Flip It and Reverse It

TL;DR - Reverse the feed - Load refreshed content differently.

Estimated read time: 5 mins. Estimated time to understand this post: 10 mins.

Let me start off by saying, I use the words “Top, down, bottom, up, refresh, update” a lot here. It can get a bit confusing but I guess read slowly.

Recently, for one reason or another, my eyes have been hypersensitive to movement and light. I’ll assume it’s because I’ve been using f.lux for casual web-browsing and not the acute slant of my asian eyes. Basically, I’ve been noticing the way we browse our feed and how it doesn’t really make sense…Let me make my case with the Tumblr app.

We read text or view images from top to bottom, so consuming our feed is natural in the current state of things (the feed today is ordered in reverse chronology). But once we’ve exhausted the content of the feed, to refresh, we must (on the tumblr app and probably most apps) double tap the home button or scroll up to the top. Once there, we pull to refresh. Then we’re auto-scrolled to the absolute top of the screen where we see the most recent post. To continue browsing the newly refreshed contents, we go down again (like what we did in the beginning).

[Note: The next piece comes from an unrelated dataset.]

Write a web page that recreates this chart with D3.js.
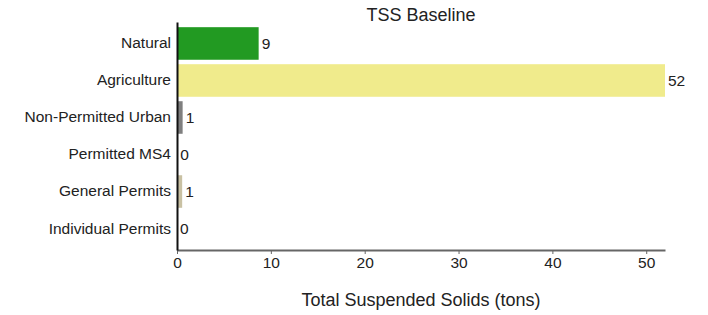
<!DOCTYPE html>
<html>
<head>
<meta charset="utf-8">
<script src="https://cdn.jsdelivr.net/npm/d3@7"></script>
<style>
  body { margin: 0; background: #fff; }
  text { font-family: "Liberation Sans", Arial, sans-serif; fill: #222; }
</style>
</head>
<body>
<div id="chart"></div>
<script>
// Data
var categories = ["Natural", "Agriculture", "Non-Permitted Urban", "Permitted MS4", "General Permits", "Individual Permits"];
var values = [8.7, 52.0, 0.6, 0.02, 0.55, 0.0];
var colors = ["#229a22", "#f0eb8c", "#7f7f7f", "#9a9a9a", "#c9c1a3", "#999999"];
var xTicks = [0, 10, 20, 30, 40, 50];

var svgWidth = 708;
var svgHeight = 315;

var margin = { top: 22, right: 43, bottom: 65, left: 177 };
var width = svgWidth - margin.left - margin.right;
var height = svgHeight - margin.top - margin.bottom;

var svg = d3.select("#chart")
  .append("svg")
  .attr("width", svgWidth)
  .attr("height", svgHeight);

var chartGroup = svg.append("g")
  .attr("transform", `translate(${margin.left}, ${margin.top})`);

var data = categories.map(function(c, i) {
  return { name: c, value: values[i], color: colors[i] };
});

var xScale = d3.scaleLinear()
  .domain([0, 52])
  .range([0, width]);

var yScale = d3.scaleBand()
  .domain(categories)
  .range([0, height])
  .paddingInner(0.12)
  .paddingOuter(0.14);

// bars
chartGroup.selectAll("rect.bar")
  .data(data)
  .enter()
  .append("rect")
  .attr("class", "bar")
  .attr("x", 0)
  .attr("y", d => yScale(d.name))
  .attr("width", d => xScale(d.value))
  .attr("height", yScale.bandwidth())
  .attr("fill", d => d.color);

// value labels
chartGroup.selectAll("text.val")
  .data(data)
  .enter()
  .append("text")
  .attr("class", "val")
  .attr("x", d => xScale(d.value) + 3)
  .attr("y", d => yScale(d.name) + yScale.bandwidth() / 2)
  .attr("dy", "0.35em")
  .attr("font-size", "15.5px")
  .text(d => Math.round(d.value));

// x axis
var bottomAxis = d3.axisBottom(xScale)
  .tickValues(xTicks)
  .tickSize(4)
  .tickSizeOuter(0);

var xAxis = chartGroup.append("g")
  .attr("transform", `translate(0, ${height})`)
  .call(bottomAxis);
xAxis.select(".domain").attr("stroke", "#666").attr("stroke-width", 2);
xAxis.selectAll(".tick line").attr("stroke", "#666");
xAxis.selectAll(".tick text")
  .attr("font-size", "15.5px")
  .attr("font-family", "Liberation Sans, Arial, sans-serif")
  .attr("fill", "#222")
  .attr("y", 7)
  .attr("dy", "0.71em");

// y axis
var leftAxis = d3.axisLeft(yScale).tickSize(0).tickPadding(6);
var yAxis = chartGroup.append("g").call(leftAxis);
yAxis.select(".domain").attr("stroke", "#111").attr("stroke-width", 2);
yAxis.selectAll(".tick text")
  .attr("font-size", "15.5px")
  .attr("font-family", "Liberation Sans, Arial, sans-serif")
  .attr("fill", "#222");

// title
svg.append("text")
  .attr("x", margin.left + width / 2)
  .attr("y", 21)
  .attr("text-anchor", "middle")
  .attr("font-size", "18px")
  .text("TSS Baseline");

// x axis label
svg.append("text")
  .attr("x", margin.left + width / 2)
  .attr("y", 306)
  .attr("text-anchor", "middle")
  .attr("font-size", "18px")
  .text("Total Suspended Solids (tons)");
</script>
</body>
</html>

This set of actions can be broken down like this:

flipicon

1. Go down to browse
2. Go up to refresh
3. Refresh
4. Update takes you to the absolute top

Repeat 1-4

Visually this is what your feed is doing. (Don’t worry it’s a little confusing to follow this GIF cause it’s slower than how we actually use it, but this is for real what we’re doing)

current

The problem here is that we often don’t notice, or we forgive too easily if we do notice, how many different eye and screen movement it takes to browse a feed. But this browsing habit can be simplified. A solution would be to reduce the movement to only one direction.

current

Which leads me to my first solution.

Solution A:
Solution A’s set of browsing actions is this:

1. Go down to browse
2. Go up to browse/refresh
3. Refresh
4. Load content but don’t push the user to the absolute top (Instead, crop the screen with newer content above the viewport)

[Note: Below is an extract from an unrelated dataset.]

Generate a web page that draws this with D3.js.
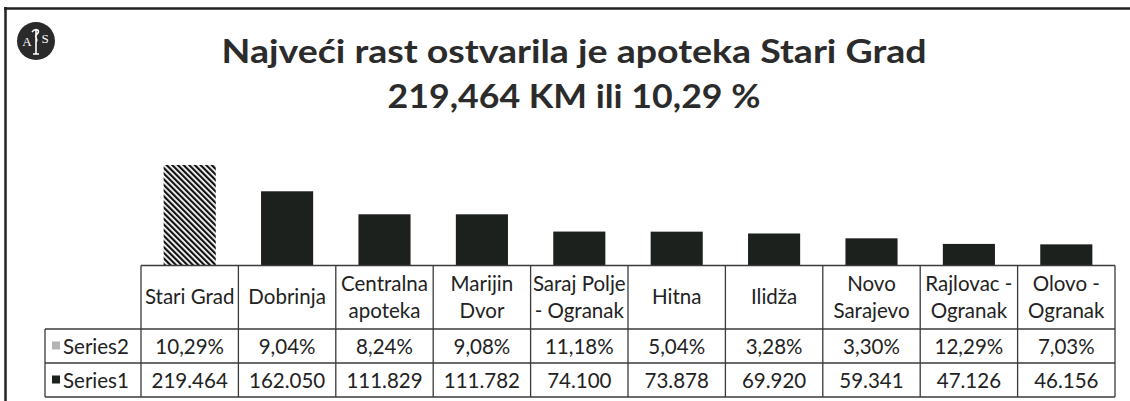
<!DOCTYPE html>
<html>
<head>
<meta charset="utf-8">
<script src="https://cdn.jsdelivr.net/npm/d3@7"></script>
<style>
  html, body { margin: 0; padding: 0; background: #fff; }
  svg { display: block; }
</style>
</head>
<body>
<svg id="chart" width="1130" height="401"></svg>
<script>
// ---- data ----
const categories = ["Stari Grad", "Dobrinja", "Centralna apoteka", "Marijin Dvor", "Saraj Polje - Ogranak", "Hitna", "Ilidža", "Novo Sarajevo", "Rajlovac - Ogranak", "Olovo - Ogranak"];
const categoryLines = [["Stari Grad"], ["Dobrinja"], ["Centralna", "apoteka"], ["Marijin", "Dvor"], ["Saraj Polje", "- Ogranak"], ["Hitna"], ["Ilidža"], ["Novo", "Sarajevo"], ["Rajlovac -", "Ogranak"], ["Olovo -", "Ogranak"]];
const series1 = [219464, 162050, 111829, 111782, 74100, 73878, 69920, 59341, 47126, 46156];
const series2 = [10.29, 9.04, 8.24, 9.08, 11.18, 5.04, 3.28, 3.30, 12.29, 7.03];
const seriesNames = ["Series2", "Series1"];
const titleLines = ["Najveći rast ostvarila je apoteka Stari Grad", "219,464 KM ili 10,29 %"];
const highlighted = "Stari Grad";
const yTicks = [0, 250000];

// ---- setup ----
const svg = d3.select("#chart");
const W = 1130, H = 401;
const font = "Lato, 'Open Sans', sans-serif";
const barColor = "#1c211d";
const textColor = "#222";
const gridColor = "#3a3a3a";

const loc = d3.formatLocale({decimal: ",", thousands: ".", grouping: [3], currency: ["", ""]});
const fmt1 = loc.format(",d");
const fmt2 = v => loc.format(",.2f")(v) + "%";

const tableLeft = 141, tableRight = 1115;
const rowHeaderLeft = 45;
const yCatTop = 265.5, ySer2Top = 329, ySer1Top = 363, yBottom = 397;

const xCell = d3.scaleBand().domain(categories).range([tableLeft, tableRight]).padding(0);
const xBar = d3.scaleBand().domain(categories).range([tableLeft, tableRight]).paddingInner(0.465).paddingOuter(0.2325);
const y = d3.scaleLinear().domain([yTicks[0], yTicks[1]]).range([yCatTop, 151]);

// pattern
const defs = svg.append("defs");
const pat = defs.append("pattern").attr("id", "hatch").attr("patternUnits", "userSpaceOnUse")
  .attr("width", 4).attr("height", 4).attr("patternTransform", "rotate(-45)");
pat.append("rect").attr("width", 4).attr("height", 4).attr("fill", "#fff");
pat.append("rect").attr("width", 2.2).attr("height", 4).attr("fill", "#111");

svg.append("rect").attr("width", W).attr("height", H).attr("fill", "#fff");

// frame lines
svg.append("line").attr("x1", 4).attr("x2", W).attr("y1", 8.5).attr("y2", 8.5).attr("stroke", "#222").attr("stroke-width", 2.5);
svg.append("line").attr("x1", 5.5).attr("x2", 5.5).attr("y1", 7).attr("y2", H).attr("stroke", "#222").attr("stroke-width", 2.5);

// logo
const logo = svg.append("g").attr("transform", "translate(36,41)");
logo.append("circle").attr("r", 19).attr("fill", "#2a2a2a");
logo.append("text").attr("x", -9).attr("y", 5).attr("text-anchor", "middle").attr("font-family", "'Liberation Serif', serif").attr("font-size", 13).attr("fill", "#fff").text("A");
logo.append("text").attr("x", 9).attr("y", 2).attr("text-anchor", "middle").attr("font-family", "'Liberation Serif', serif").attr("font-size", 13).attr("fill", "#fff").text("S");
logo.append("path").attr("d", "M0,-11 L0,13 M-3,13 L3,13 M-4,-9 C0,-14 5,-10 1,-7 C-3,-4 3,-2 0,1").attr("stroke", "#fff").attr("stroke-width", 1.6).attr("fill", "none");

// title
svg.selectAll("text.title").data(titleLines).join("text")
  .attr("class", "title")
  .attr("x", 574)
  .attr("y", (d, i) => i === 0 ? 62.5 : 108)
  .attr("text-anchor", "middle")
  .attr("font-family", font).attr("font-weight", 700).attr("font-size", 33)
  .attr("fill", "#2b2b2b")
  .attr("textLength", (d, i) => i === 0 ? 705 : 373)
  .attr("lengthAdjust", "spacingAndGlyphs")
  .text(d => d);

// bars
svg.append("g").selectAll("rect").data(categories).join("rect")
  .attr("x", d => xBar(d))
  .attr("width", xBar.bandwidth())
  .attr("y", (d, i) => y(series1[i]))
  .attr("height", (d, i) => y(0) - y(series1[i]))
  .attr("fill", d => d === highlighted ? "url(#hatch)" : barColor);

// table grid
const grid = svg.append("g").attr("stroke", gridColor).attr("stroke-width", 1.3).attr("fill", "none");
grid.append("line").attr("x1", tableLeft).attr("x2", tableRight).attr("y1", yCatTop).attr("y2", yCatTop);
[ySer2Top, ySer1Top, yBottom].forEach(yy => grid.append("line").attr("x1", rowHeaderLeft).attr("x2", tableRight).attr("y1", yy).attr("y2", yy));
grid.append("line").attr("x1", rowHeaderLeft).attr("x2", rowHeaderLeft).attr("y1", ySer2Top).attr("y2", yBottom);
categories.forEach(c => grid.append("line").attr("x1", xCell(c)).attr("x2", xCell(c)).attr("y1", yCatTop).attr("y2", yBottom));
grid.append("line").attr("x1", tableRight).attr("x2", tableRight).attr("y1", yCatTop).attr("y2", yBottom);

// category labels
const catCenter = (yCatTop + ySer2Top) / 2;
const catG = svg.append("g").attr("font-family", font).attr("font-size", 20.5).attr("fill", textColor).attr("text-anchor", "middle");
categories.forEach((c, i) => {
  const lines = categoryLines[i];
  lines.forEach((ln, j) => {
    catG.append("text")
      .attr("x", xCell(c) + xCell.bandwidth() / 2)
      .attr("y", catCenter + 7 + (j - (lines.length - 1) / 2) * 27.5)
      .text(ln);
  });
});

// value rows
const rows = [
  {name: seriesNames[0], top: ySer2Top, vals: series2.map(fmt2), key: "#b4b4b4"},
  {name: seriesNames[1], top: ySer1Top, vals: series1.map(fmt1), key: barColor}
];
rows.forEach(r => {
  const cy = r.top + (ySer1Top - ySer2Top) / 2;
  const g = svg.append("g").attr("font-family", font).attr("font-size", 20.5).attr("fill", textColor);
  g.append("rect").attr("x", 52).attr("y", cy - 4.5).attr("width", 8).attr("height", 8).attr("fill", r.key);
  g.append("text").attr("x", 63).attr("y", cy + 7.5).text(r.name);
  g.selectAll("text.v").data(categories).join("text").attr("class", "v")
    .attr("x", d => xCell(d) + xCell.bandwidth() / 2)
    .attr("y", cy + 7.5)
    .attr("text-anchor", "middle")
    .text((d, i) => r.vals[i]);
});
</script>
</body>
</html>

Repeat 2-4 (You don’t need step one now because you don’t need to scroll down to browse content already seen)

In action, Solution A would look something like this:

sola

By not allowing the app to auto-scroll you to the absolute top after a refresh it forces the user to manually scroll up themselves. By manually scrolling up to view unseen content, it encourages the user to browse the feed in one direction, in this case, up.

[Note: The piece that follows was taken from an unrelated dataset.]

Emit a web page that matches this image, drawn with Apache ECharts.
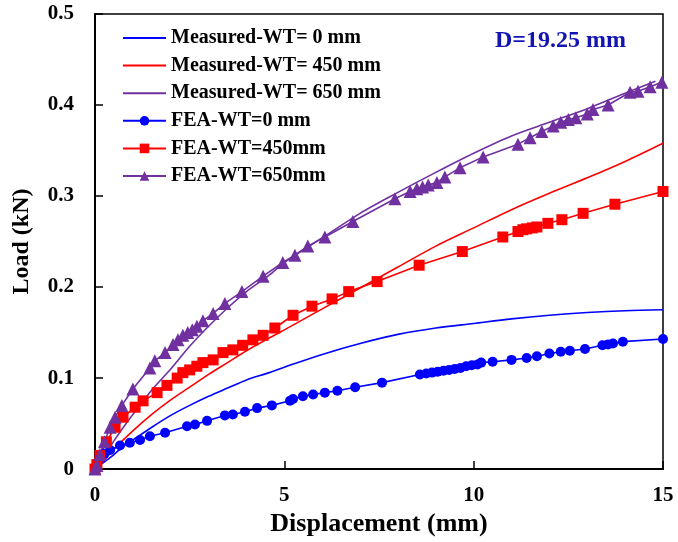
<!DOCTYPE html>
<html>
<head>
<meta charset="utf-8">
<script src="https://cdn.jsdelivr.net/npm/echarts@6/dist/echarts.min.js"></script>
<style>html,body{margin:0;padding:0;background:#fff}#c{width:678px;height:542px}</style>
</head>
<body>
<div id="c"></div>
<script>
var xTicks = [0, 5, 10, 15];
var yTicks = ['0', '0.1', '0.2', '0.3', '0.4', '0.5'];
var seriesNames = ['Measured-WT= 0 mm', 'Measured-WT= 450 mm', 'Measured-WT= 650 mm', 'FEA-WT=0 mm', 'FEA-WT=450mm', 'FEA-WT=650mm'];

var measured0 = [[0,0],[0.25,0.008],[0.5,0.016],[0.75,0.025],[1,0.032],[1.5,0.046],[2,0.059],[2.5,0.07],[3,0.08],[3.5,0.089],[4,0.098],[4.6,0.106],[5,0.112],[6,0.126],[7,0.138],[8,0.148],[9,0.155],[10,0.16],[11,0.165],[12,0.169],[13,0.172],[14,0.174],[15,0.175]];
var measured450 = [[0,0],[0.25,0.01],[0.5,0.022],[1,0.042],[1.5,0.06],[2,0.076],[2.5,0.09],[3,0.104],[3.5,0.117],[4,0.13],[4.6,0.144],[5,0.153],[6,0.176],[7,0.199],[8,0.222],[9,0.245],[10,0.265],[11,0.285],[12,0.303],[13,0.32],[14,0.338],[15,0.358]];
var measured650 = [[0,0],[0.25,0.015],[0.5,0.031],[0.75,0.046],[1,0.06],[1.5,0.087],[2,0.11],[2.5,0.135],[3,0.157],[3.5,0.177],[4,0.195],[4.6,0.213],[5,0.227],[6,0.254],[7,0.281],[8,0.304],[9,0.326],[10,0.347],[11,0.366],[12,0.381],[13,0.396],[14,0.413],[14.8,0.426]];
var fea0 = [[0,0],[0.05,0.006],[0.13,0.012],[0.25,0.017],[0.4,0.021],[0.66,0.026],[0.92,0.029],[1.19,0.032],[1.45,0.036],[1.85,0.04],[2.43,0.047],[2.64,0.049],[2.96,0.053],[3.43,0.059],[3.64,0.06],[3.96,0.063],[4.28,0.067],[4.67,0.07],[5.15,0.075],[5.23,0.077],[5.49,0.08],[5.76,0.082],[6.07,0.084],[6.4,0.086],[6.87,0.09],[7.58,0.095],[8.58,0.104],[8.75,0.105],[8.9,0.106],[9.05,0.107],[9.2,0.108],[9.35,0.109],[9.5,0.11],[9.65,0.111],[9.8,0.113],[9.95,0.114],[10.1,0.115],[10.2,0.117],[10.5,0.118],[11.0,0.12],[11.4,0.122],[11.67,0.124],[12.0,0.127],[12.3,0.129],[12.54,0.13],[12.94,0.132],[13.4,0.136],[13.55,0.137],[13.68,0.138],[13.94,0.14],[15,0.143]];
var fea450 = [[0,0],[0.05,0.005],[0.13,0.015],[0.3,0.03],[0.53,0.046],[0.74,0.057],[1.06,0.068],[1.27,0.075],[1.64,0.084],[1.9,0.092],[2.17,0.1],[2.32,0.106],[2.5,0.109],[2.69,0.113],[2.85,0.117],[3.12,0.12],[3.38,0.128],[3.64,0.131],[3.9,0.136],[4.17,0.142],[4.44,0.147],[4.75,0.155],[5.23,0.169],[5.73,0.179],[6.26,0.187],[6.7,0.195],[7.45,0.206],[8.56,0.224],[9.7,0.239],[10.77,0.255],[11.17,0.261],[11.3,0.263],[11.4,0.264],[11.55,0.265],[11.67,0.266],[11.96,0.27],[12.33,0.274],[12.89,0.281],[13.73,0.291],[15,0.305]];
var fea650 = [[0,0],[0.05,0.004],[0.13,0.016],[0.25,0.03],[0.4,0.046],[0.53,0.057],[0.71,0.07],[1.0,0.088],[1.45,0.111],[1.58,0.119],[1.85,0.128],[2.06,0.137],[2.19,0.142],[2.32,0.147],[2.45,0.15],[2.57,0.153],[2.69,0.157],[2.85,0.163],[3.12,0.171],[3.43,0.182],[3.88,0.195],[4.44,0.212],[4.96,0.227],[5.28,0.235],[5.62,0.245],[6.07,0.255],[6.81,0.272],[7.92,0.297],[8.32,0.305],[8.5,0.308],[8.65,0.31],[8.8,0.312],[9.03,0.315],[9.24,0.321],[9.64,0.331],[10.25,0.343],[11.17,0.357],[11.49,0.364],[11.8,0.371],[12.1,0.377],[12.3,0.381],[12.5,0.384],[12.7,0.386],[13.0,0.39],[13.15,0.395],[13.55,0.4],[14.13,0.414],[14.34,0.415],[14.66,0.42],[14.97,0.425]];

var BLUE = '#0000ff', RED = '#ff0000', PURPLE = '#7030a0';
var FONT = 'Liberation Serif';

var chart = echarts.init(document.getElementById('c'), null, {renderer: 'canvas'});
function lineS(name, data, color) {
  return {name: name, type: 'line', data: data, showSymbol: false, symbol: 'circle', symbolSize: 0, smooth: 0.3,
    lineStyle: {color: color, width: 1.6}, itemStyle: {color: color, opacity: 0}, z: 2, animation: false};
}
function feaS(name, data, color, symbol, size) {
  return {name: name, type: 'line', data: data, symbol: symbol, symbolSize: size, showSymbol: true,
    lineStyle: {color: color, width: 1.6}, itemStyle: {color: color}, z: 3, animation: false};
}
chart.setOption({
  animation: false,
  backgroundColor: '#fff',
  grid: {left: 95, right: 15, top: 14, bottom: 70, show: true, borderColor: '#000', borderWidth: 1.5, containLabel: false},
  legend: {
    orient: 'vertical', left: 117, top: 23, itemWidth: 43, itemHeight: 12, itemGap: 7.6,
    textStyle: {fontFamily: FONT, fontWeight: 'bold', fontSize: 20, color: '#000'},
    data: seriesNames
  },
  graphic: [{type: 'text', left: 495, top: 29, style: {text: 'D=19.25 mm', fontFamily: FONT, fontWeight: 'bold', fontSize: 24, fill: '#1414b4'}}],
  xAxis: {
    type: 'value', min: xTicks[0], max: xTicks[xTicks.length - 1], interval: 5,
    name: 'Displacement (mm)', nameLocation: 'middle', nameGap: 38,
    nameTextStyle: {fontFamily: FONT, fontWeight: 'bold', fontSize: 26, color: '#000'},
    axisLine: {lineStyle: {color: '#000', width: 2}},
    axisTick: {inside: true, length: 8, lineStyle: {color: '#000', width: 1.5}},
    axisLabel: {margin: 16, fontFamily: FONT, fontWeight: 'bold', fontSize: 21, color: '#000'},
    splitLine: {show: false}
  },
  yAxis: {
    type: 'value', min: 0, max: 0.5, interval: 0.1,
    name: 'Load (kN)', nameLocation: 'middle', nameGap: 61,
    nameTextStyle: {fontFamily: FONT, fontWeight: 'bold', fontSize: 24, color: '#000'},
    axisLine: {lineStyle: {color: '#000', width: 2}},
    axisTick: {inside: true, length: 8, lineStyle: {color: '#000', width: 1.5}},
    axisLabel: {margin: 21, fontFamily: FONT, fontWeight: 'bold', fontSize: 21, color: '#000',
      formatter: function (v) { return yTicks[Math.round(v * 10)]; }},
    splitLine: {show: false}
  },
  series: [
    lineS(seriesNames[0], measured0, BLUE),
    lineS(seriesNames[1], measured450, RED),
    lineS(seriesNames[2], measured650, PURPLE),
    feaS(seriesNames[3], fea0, BLUE, 'circle', 10),
    feaS(seriesNames[4], fea450, RED, 'rect', 11),
    feaS(seriesNames[5], fea650, PURPLE, 'triangle', 13)
  ]
});
</script>
</body>
</html>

But Solution A isn’t exactly correct just yet. It has a huge usability problem. To my earlier point of how we read content (top - down). When we scroll up to see new content, each post is coming into view from the top (which means we’re seeing the bottom of each post first).

The flaw here is that we have to mentally log each post from the bottom-up • then • read • each individual post top-down. This would get old and annoying real quick.

Also we can remove step one of Solution A which is the first downward direction of browsing the initial content.

By the way, Solution A is what the Twitter App does.

But the key to a better solution can be found in this Missy Elliot Song

Solution B:
All we have to do is flip it and reverse it.

The actual way to solve this is to order the feed in chronological order (newest at the bottom and oldest at the top). By ordering the feed this way, the user can scroll down to browse • and • scroll down further to refresh and browse again. In one direction.

The breakdown of Solution B is this:

flipiconb

1 Go down to browse / refresh
2 Refresh
Repeat 1-2

And this is what it looks like when you apply it:

solb

IMHO: I think this makes the feed lighter, and I’m pretty sure this can be applied to most feeds. (Sup Twitter)

I know this sounds a little confusing but it’s really not.

The point of this is to simplify eye and screen movement when we’re browsing the feed. It’s a minute detail that can be arguably trivial. But, in my defense as a designer, these are the details we live for. And besides bro, we’ve had bigger discussions about more trivial design shit than just basic eye and screen movement.

Also… this idea can only work on mobile since the device is more forgiving of content orientation. Reversing the feed will probably fail on a tablet and definitely fail on the desktop due to it’s more traditional top-down orientation.